"I just know Jamie Foxx became a feminist that day."
Virtual reality! Beyoncé! Britney! Christina!
It’s Sunday, we are just ten days away from the Selling Sunset season 4 premiere and I have a double-feature cinema trip to see Dune and Spencer planned for today. All my batteries are drained this week: I over-extended physically and mentally, over-worked myself to meet deadlines, kept more appointments than I realistically had energy for and slept terribly. I’m looking forward to having a little time to myself.
I have one of those watches that tracks your every stomach rumble, and every night this week my stress levels have rocketed the second my head hit the pillow. I’ve been racking my brains trying to figure out what could be troubling me - beyond the usual things that trouble me - and I think I’ve figured out what’s causing me such nocturnal distress: the crisp shortage.
You’ve noticed it right? The shelves are empty of crisps. Distressingly empty this close to Christmas. Not to be a selfish dickhead, but I texted my dad this morning asking him to start stockpiling. It’s bad enough that I’m going to be trapped in Coventry, away from my things and doing jury service for the whole of December, I’m not doing it without Wotsits.
Something to do…
Hyper Reality on Mile End Road if it’s close by, but really any VR experience local to you is good fun for a couple hours. We got an “unlimited” pass for £30 which actually has a limit of one go on everything, but that was good value for money still. The zombie shooter had me fighting for my fucking life; if you saw me screaming in fear on my Instagram Story on Wednesday evening, please understand that I was being swarmed by zombie spiders. If you’re looking for ideas for a date, this is a great one, but you need to be five or six dates in (or in a relationship, on date night) and comfortable enough to lose yourself in the immersion for it to be anywhere close to a good time. There were a lot of stiff, straight couples playing in absolute silence, which like… okay maybe you aren’t at all freaked out by a Nazi on a jetpack rising 10 feet into the air and shooting torpedos at you, but I mean, if you’re not gonna commit to the simulation, what’s the fucking point, y’know?
Something to read…
I’ve been too busy to read anything at all this week so I am going to shamelessly plug my own writing instead, starting with this Q&A for Vice with Tshepo Mokoena, the author of a mini-Beyoncé biography that came out on Thursday. I always love chatting to pop fans about their faves, and Tshepo has so much incredible insight into the Beyoncé phenomenon and the ways she has impacted pop culture.

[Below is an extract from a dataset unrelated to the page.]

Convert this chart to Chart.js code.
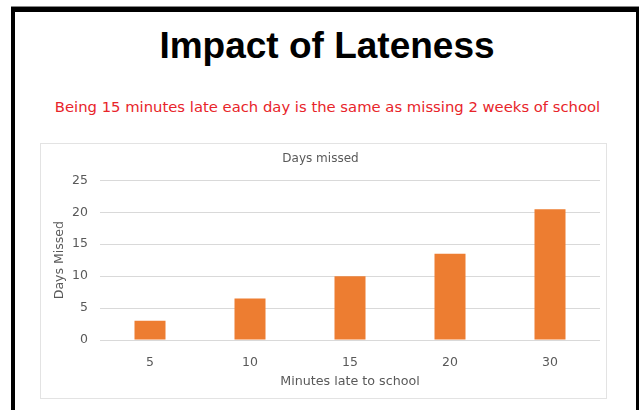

In light of the truly wonderful Britney news on Friday night, I wrote something reflective about feeling complicit in the conservatorship arrangement. When I migrated the email list for my Tinyletter over to here instead, I put everyone on two weeks of free access to paid content, which I think ended yesterday so it’s now behind the paywall, but it should still be in your inbox if you wish to read it.
Something to remember…
The 2007 Grammys were pre-Twitter, and that’s the only reason I can think that Christina Aguilera’s mind-blowing tribute performance of ‘It’s A Man’s Man’s Man’s World’ doesn’t appear on the timeline every couple months like: “she ate this (33.7k Retweets, 198k likes)”. From the 1.50 mark to the end of the song is some of the most affecting live performance I’ve ever seen in my life and the way it cuts to the shell-shocked crowd just sort of dazed and trying to make sense of what they just witnessed is the perfect, hilarious chaser. Christina was singing with the voice of every single woman who has ever been hurt, damaged or scarred by this “man’s world” we live in and everyone in that room could feel the spirit. I just know Jamie Foxx became a feminist that day.